• [Written request]
Below are the records. Gather each line that holds "Write".

• [Provided records]

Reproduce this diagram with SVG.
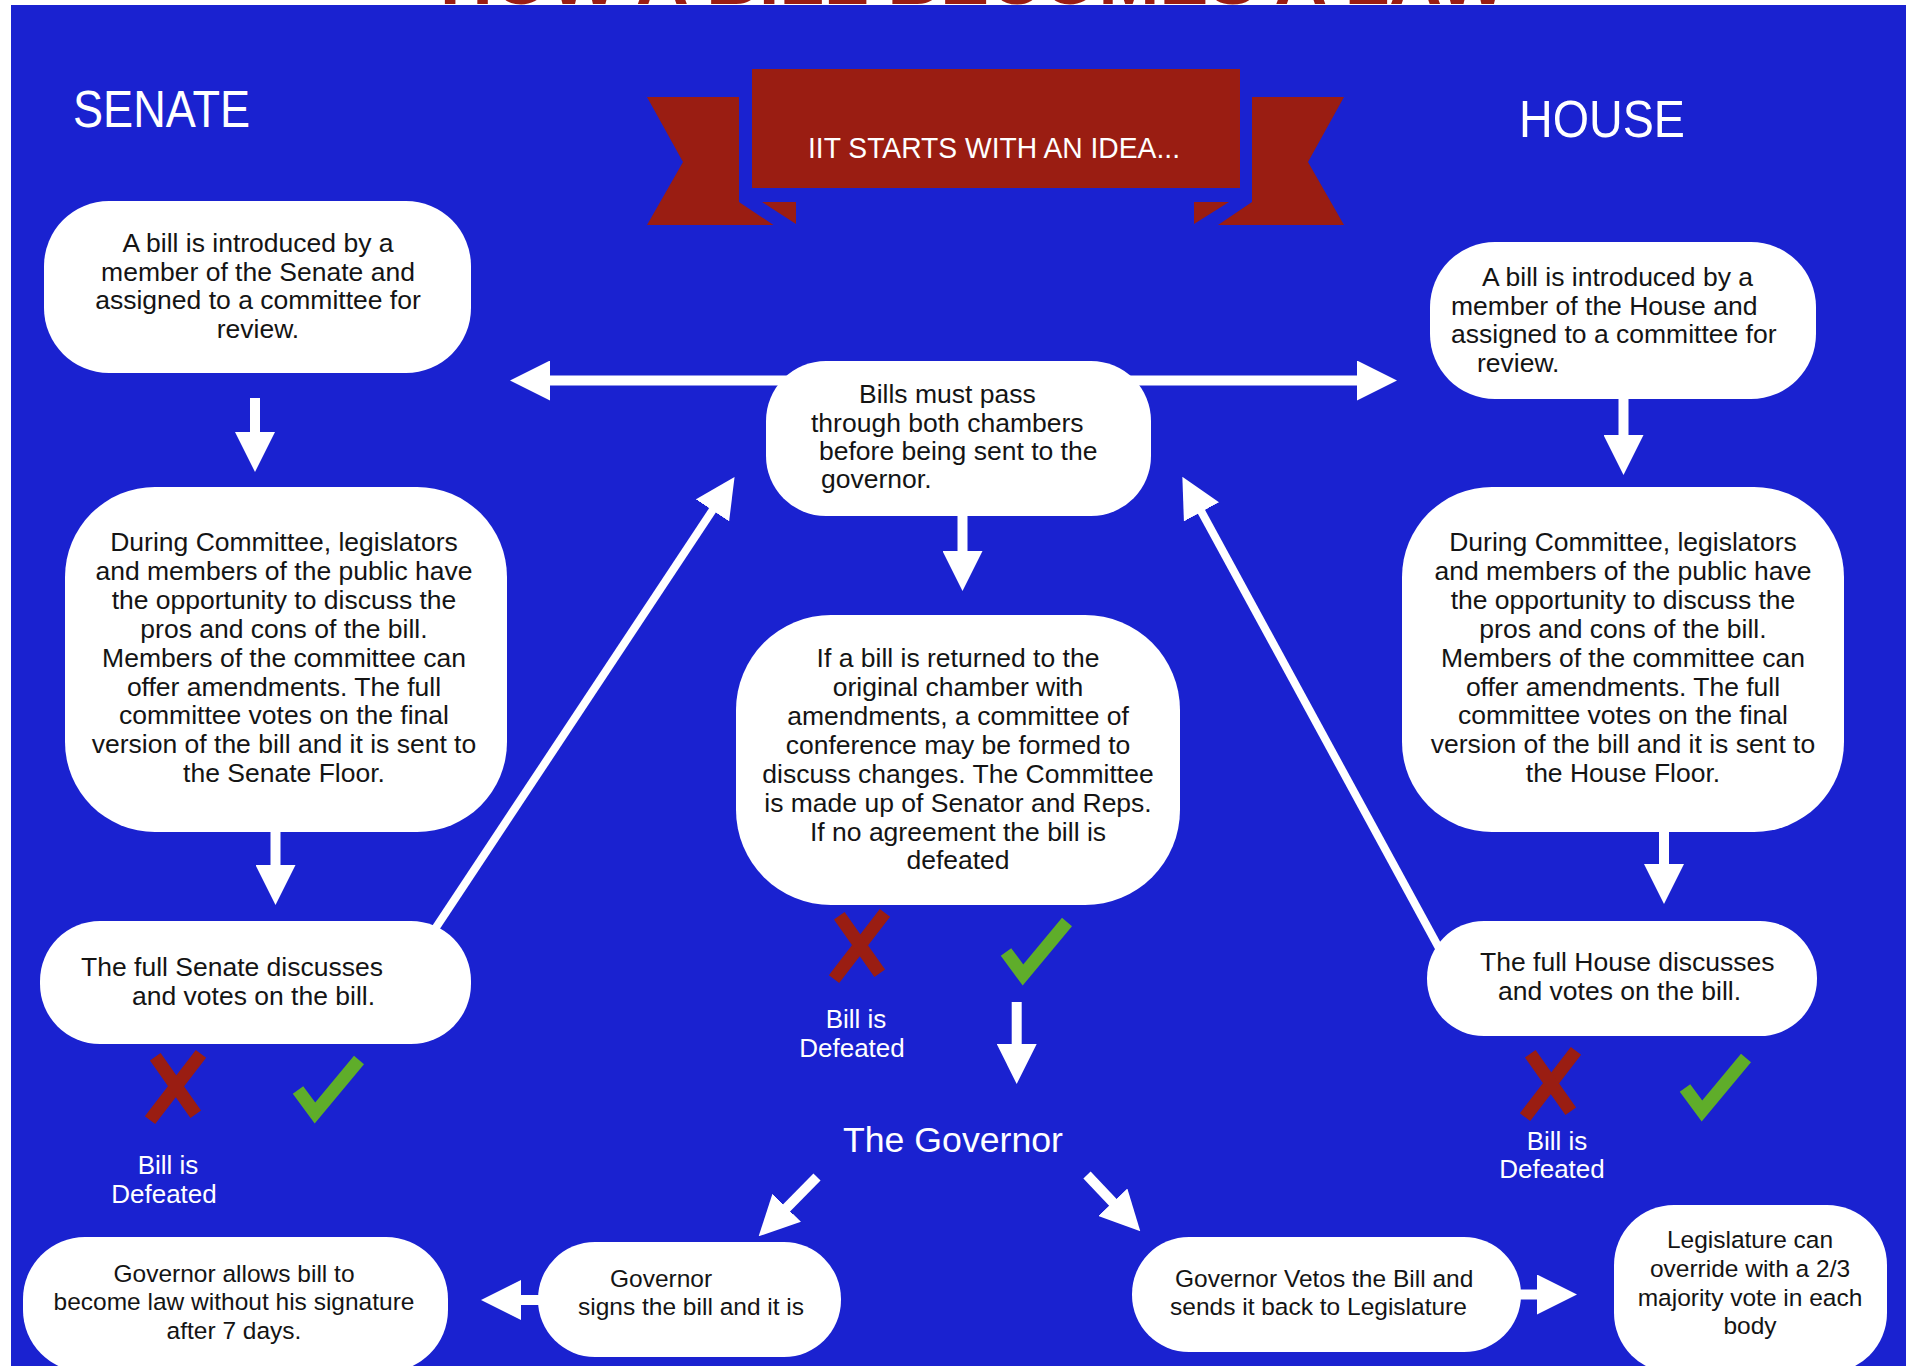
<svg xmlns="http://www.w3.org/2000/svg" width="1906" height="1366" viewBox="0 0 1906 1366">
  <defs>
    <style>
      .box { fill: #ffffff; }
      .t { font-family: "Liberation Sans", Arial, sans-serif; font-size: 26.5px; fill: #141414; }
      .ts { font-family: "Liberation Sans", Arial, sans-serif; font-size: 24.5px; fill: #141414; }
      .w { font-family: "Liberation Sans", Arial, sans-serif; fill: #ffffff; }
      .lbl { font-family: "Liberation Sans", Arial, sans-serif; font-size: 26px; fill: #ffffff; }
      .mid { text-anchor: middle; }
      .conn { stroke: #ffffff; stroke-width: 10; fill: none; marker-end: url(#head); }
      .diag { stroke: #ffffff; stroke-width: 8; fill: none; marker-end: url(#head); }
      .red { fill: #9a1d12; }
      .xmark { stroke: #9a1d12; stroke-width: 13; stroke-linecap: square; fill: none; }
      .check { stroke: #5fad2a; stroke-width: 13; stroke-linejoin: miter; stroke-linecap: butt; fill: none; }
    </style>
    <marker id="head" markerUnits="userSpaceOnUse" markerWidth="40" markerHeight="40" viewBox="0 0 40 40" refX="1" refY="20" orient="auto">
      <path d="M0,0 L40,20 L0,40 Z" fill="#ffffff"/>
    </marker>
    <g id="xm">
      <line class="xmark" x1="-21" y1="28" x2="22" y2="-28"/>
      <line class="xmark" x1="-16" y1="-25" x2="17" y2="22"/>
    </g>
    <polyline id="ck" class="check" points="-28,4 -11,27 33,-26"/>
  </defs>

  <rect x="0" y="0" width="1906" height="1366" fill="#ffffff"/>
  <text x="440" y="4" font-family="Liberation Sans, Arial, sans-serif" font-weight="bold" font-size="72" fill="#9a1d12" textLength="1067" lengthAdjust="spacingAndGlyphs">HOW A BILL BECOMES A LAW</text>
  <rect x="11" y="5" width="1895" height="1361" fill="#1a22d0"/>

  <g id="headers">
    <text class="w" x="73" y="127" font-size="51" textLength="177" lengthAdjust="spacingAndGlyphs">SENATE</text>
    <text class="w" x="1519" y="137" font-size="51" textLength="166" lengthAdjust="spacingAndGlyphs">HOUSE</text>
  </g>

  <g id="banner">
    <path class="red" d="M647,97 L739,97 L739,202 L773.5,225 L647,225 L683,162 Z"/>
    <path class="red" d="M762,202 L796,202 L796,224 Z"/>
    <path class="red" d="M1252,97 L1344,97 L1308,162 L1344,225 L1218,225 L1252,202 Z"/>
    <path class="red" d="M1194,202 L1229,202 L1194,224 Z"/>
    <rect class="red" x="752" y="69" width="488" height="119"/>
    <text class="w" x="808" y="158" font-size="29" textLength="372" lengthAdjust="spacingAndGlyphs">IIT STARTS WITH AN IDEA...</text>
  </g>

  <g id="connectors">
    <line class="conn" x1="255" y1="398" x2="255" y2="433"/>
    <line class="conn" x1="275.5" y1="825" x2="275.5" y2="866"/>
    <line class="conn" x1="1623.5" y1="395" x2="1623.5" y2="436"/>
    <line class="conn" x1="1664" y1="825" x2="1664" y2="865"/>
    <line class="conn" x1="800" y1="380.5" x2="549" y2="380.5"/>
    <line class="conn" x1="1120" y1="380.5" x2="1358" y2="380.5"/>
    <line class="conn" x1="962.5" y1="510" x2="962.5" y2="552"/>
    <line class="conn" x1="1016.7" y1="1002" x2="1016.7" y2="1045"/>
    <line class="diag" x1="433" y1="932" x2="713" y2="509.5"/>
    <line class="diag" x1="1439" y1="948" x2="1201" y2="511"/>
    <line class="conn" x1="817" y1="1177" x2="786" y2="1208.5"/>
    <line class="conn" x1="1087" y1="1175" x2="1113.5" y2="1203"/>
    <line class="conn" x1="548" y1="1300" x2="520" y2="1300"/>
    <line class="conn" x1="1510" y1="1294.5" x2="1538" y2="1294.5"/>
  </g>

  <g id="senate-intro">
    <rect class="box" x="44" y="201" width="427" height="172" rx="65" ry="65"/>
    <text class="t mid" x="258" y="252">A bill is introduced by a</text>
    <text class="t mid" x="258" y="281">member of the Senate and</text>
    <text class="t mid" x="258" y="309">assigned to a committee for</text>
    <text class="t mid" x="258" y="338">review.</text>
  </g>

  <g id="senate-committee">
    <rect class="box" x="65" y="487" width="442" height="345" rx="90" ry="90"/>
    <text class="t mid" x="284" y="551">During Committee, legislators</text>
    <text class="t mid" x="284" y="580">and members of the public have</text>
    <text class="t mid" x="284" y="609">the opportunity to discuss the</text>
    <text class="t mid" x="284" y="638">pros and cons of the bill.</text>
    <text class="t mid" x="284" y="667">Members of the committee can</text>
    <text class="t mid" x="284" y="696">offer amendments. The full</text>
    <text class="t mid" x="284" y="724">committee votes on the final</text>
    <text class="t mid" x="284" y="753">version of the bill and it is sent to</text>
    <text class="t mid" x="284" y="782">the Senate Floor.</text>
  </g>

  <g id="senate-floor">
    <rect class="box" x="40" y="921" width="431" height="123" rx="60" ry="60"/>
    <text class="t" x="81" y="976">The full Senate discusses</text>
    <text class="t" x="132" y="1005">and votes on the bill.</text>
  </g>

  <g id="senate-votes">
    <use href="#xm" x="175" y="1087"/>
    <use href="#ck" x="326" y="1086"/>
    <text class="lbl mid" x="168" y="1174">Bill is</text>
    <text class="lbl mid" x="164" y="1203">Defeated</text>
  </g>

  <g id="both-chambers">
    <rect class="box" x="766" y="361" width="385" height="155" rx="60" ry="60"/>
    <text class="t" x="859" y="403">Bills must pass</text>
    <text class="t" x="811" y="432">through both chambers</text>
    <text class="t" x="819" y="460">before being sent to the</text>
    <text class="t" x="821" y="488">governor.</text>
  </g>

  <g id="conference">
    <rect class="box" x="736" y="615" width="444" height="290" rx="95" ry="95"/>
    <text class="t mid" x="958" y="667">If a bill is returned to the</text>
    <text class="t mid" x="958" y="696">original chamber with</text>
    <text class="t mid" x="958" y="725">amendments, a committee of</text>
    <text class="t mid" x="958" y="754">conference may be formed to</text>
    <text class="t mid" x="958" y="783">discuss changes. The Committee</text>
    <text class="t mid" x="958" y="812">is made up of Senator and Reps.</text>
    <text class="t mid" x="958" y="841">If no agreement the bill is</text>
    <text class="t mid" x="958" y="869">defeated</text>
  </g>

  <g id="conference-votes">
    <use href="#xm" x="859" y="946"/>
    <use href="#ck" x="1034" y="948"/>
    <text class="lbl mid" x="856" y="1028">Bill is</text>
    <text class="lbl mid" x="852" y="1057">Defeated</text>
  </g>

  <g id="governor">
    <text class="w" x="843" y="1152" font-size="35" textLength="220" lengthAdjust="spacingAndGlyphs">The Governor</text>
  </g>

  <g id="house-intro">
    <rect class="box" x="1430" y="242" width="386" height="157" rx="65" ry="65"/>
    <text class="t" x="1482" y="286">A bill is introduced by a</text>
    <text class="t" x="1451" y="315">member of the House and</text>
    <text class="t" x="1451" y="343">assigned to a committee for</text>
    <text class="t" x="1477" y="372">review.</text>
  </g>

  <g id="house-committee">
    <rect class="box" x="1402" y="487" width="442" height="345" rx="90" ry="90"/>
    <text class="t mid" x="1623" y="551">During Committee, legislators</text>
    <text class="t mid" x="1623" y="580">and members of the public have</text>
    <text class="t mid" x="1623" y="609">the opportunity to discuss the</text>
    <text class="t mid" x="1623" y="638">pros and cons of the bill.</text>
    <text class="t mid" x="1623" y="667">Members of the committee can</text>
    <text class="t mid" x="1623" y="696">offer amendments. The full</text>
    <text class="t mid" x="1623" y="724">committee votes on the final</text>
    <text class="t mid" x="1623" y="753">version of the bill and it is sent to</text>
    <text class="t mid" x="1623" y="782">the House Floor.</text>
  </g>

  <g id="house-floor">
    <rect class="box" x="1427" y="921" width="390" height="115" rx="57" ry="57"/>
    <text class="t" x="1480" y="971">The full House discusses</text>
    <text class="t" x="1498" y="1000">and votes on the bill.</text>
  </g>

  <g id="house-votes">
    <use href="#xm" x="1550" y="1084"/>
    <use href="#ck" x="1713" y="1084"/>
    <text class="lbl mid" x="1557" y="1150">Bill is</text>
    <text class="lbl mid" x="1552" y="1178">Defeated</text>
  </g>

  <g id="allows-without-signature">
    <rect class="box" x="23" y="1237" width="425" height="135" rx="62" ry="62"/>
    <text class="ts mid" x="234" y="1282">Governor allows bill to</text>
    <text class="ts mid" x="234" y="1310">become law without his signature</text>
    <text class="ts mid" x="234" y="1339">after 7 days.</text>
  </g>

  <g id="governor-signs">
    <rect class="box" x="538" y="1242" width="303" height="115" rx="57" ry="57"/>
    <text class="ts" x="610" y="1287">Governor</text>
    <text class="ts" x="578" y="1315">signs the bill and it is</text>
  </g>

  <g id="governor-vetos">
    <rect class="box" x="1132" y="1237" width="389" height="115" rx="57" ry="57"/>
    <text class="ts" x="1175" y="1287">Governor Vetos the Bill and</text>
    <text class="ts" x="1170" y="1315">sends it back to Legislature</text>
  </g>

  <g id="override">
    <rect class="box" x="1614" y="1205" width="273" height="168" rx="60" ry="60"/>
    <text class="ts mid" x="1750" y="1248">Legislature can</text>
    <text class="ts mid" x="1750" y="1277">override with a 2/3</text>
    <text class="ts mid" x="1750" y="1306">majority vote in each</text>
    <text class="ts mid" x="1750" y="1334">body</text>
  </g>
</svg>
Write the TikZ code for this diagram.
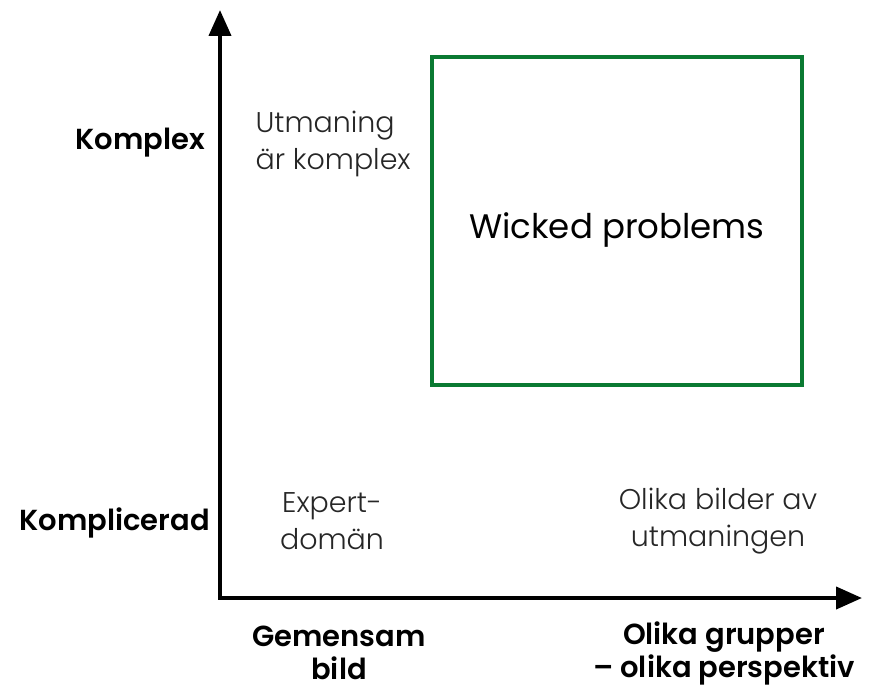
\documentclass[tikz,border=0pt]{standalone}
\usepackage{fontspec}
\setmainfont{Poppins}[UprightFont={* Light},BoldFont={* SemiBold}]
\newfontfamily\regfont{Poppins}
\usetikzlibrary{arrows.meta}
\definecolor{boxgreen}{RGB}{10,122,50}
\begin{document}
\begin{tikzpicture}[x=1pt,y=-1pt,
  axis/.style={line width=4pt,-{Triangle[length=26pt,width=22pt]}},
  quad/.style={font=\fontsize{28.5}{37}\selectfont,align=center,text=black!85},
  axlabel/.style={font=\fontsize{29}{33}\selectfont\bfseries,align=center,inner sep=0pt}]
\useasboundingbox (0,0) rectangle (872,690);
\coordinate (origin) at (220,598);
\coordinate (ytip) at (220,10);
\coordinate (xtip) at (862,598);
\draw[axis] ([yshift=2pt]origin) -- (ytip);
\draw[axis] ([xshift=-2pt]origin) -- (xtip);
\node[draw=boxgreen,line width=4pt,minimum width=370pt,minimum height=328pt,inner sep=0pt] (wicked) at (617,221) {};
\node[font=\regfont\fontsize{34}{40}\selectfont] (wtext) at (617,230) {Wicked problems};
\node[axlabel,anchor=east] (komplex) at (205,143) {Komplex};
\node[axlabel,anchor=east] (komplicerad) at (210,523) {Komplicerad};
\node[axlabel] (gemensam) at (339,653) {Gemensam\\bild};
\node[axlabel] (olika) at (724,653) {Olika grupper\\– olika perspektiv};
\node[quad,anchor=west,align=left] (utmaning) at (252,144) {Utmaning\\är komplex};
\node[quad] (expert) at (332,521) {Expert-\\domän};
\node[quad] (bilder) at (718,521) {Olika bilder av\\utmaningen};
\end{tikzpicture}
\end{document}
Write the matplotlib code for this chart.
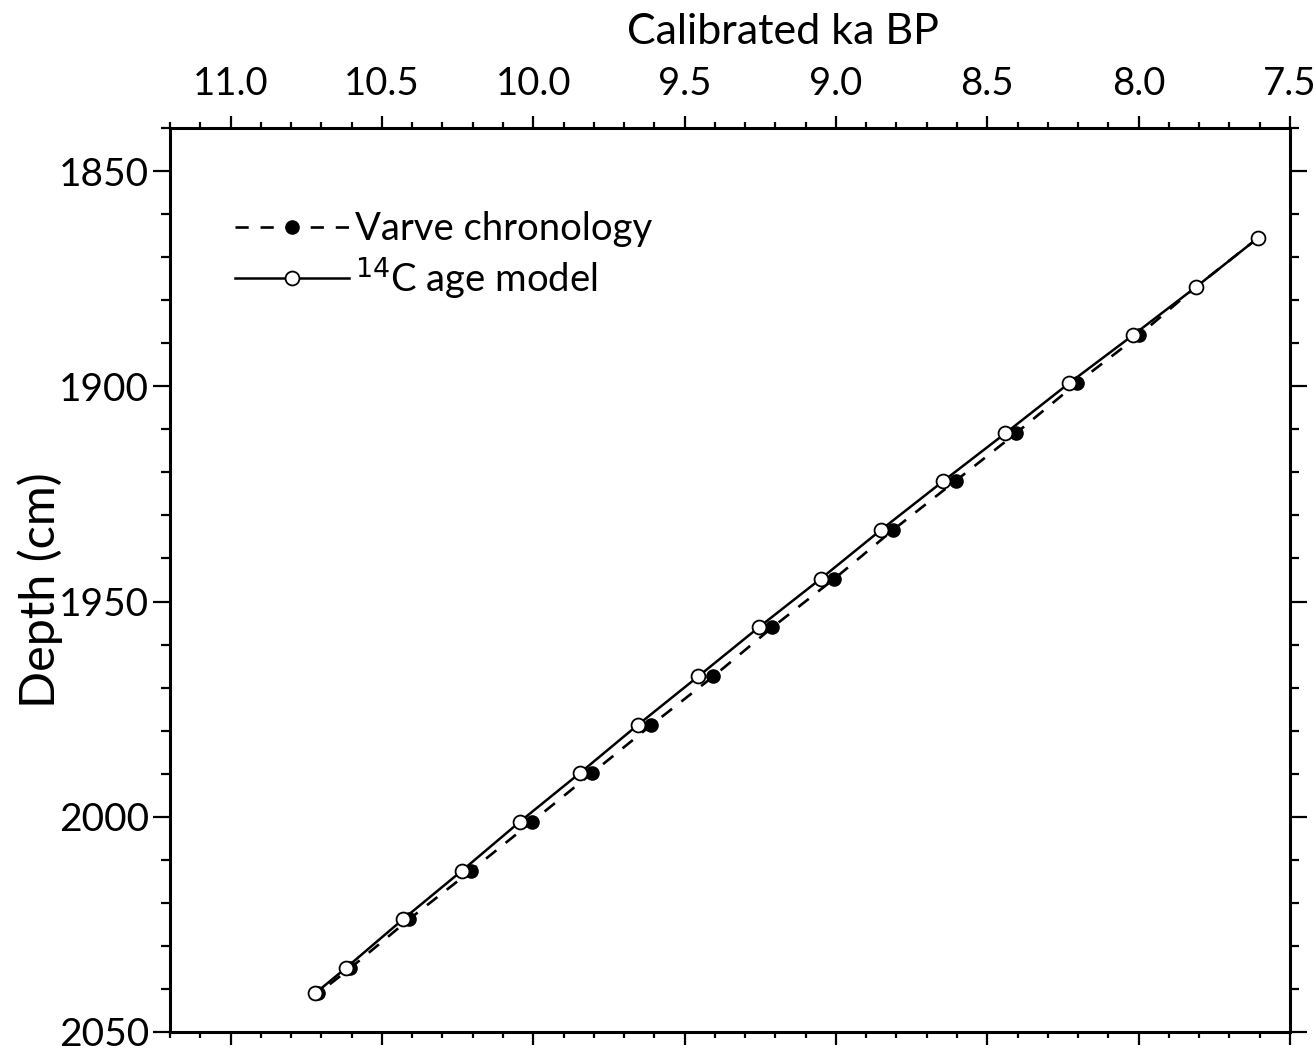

• [Task solution]
Write the TikZ code for this diagram.
Write the matplotlib code for this chart.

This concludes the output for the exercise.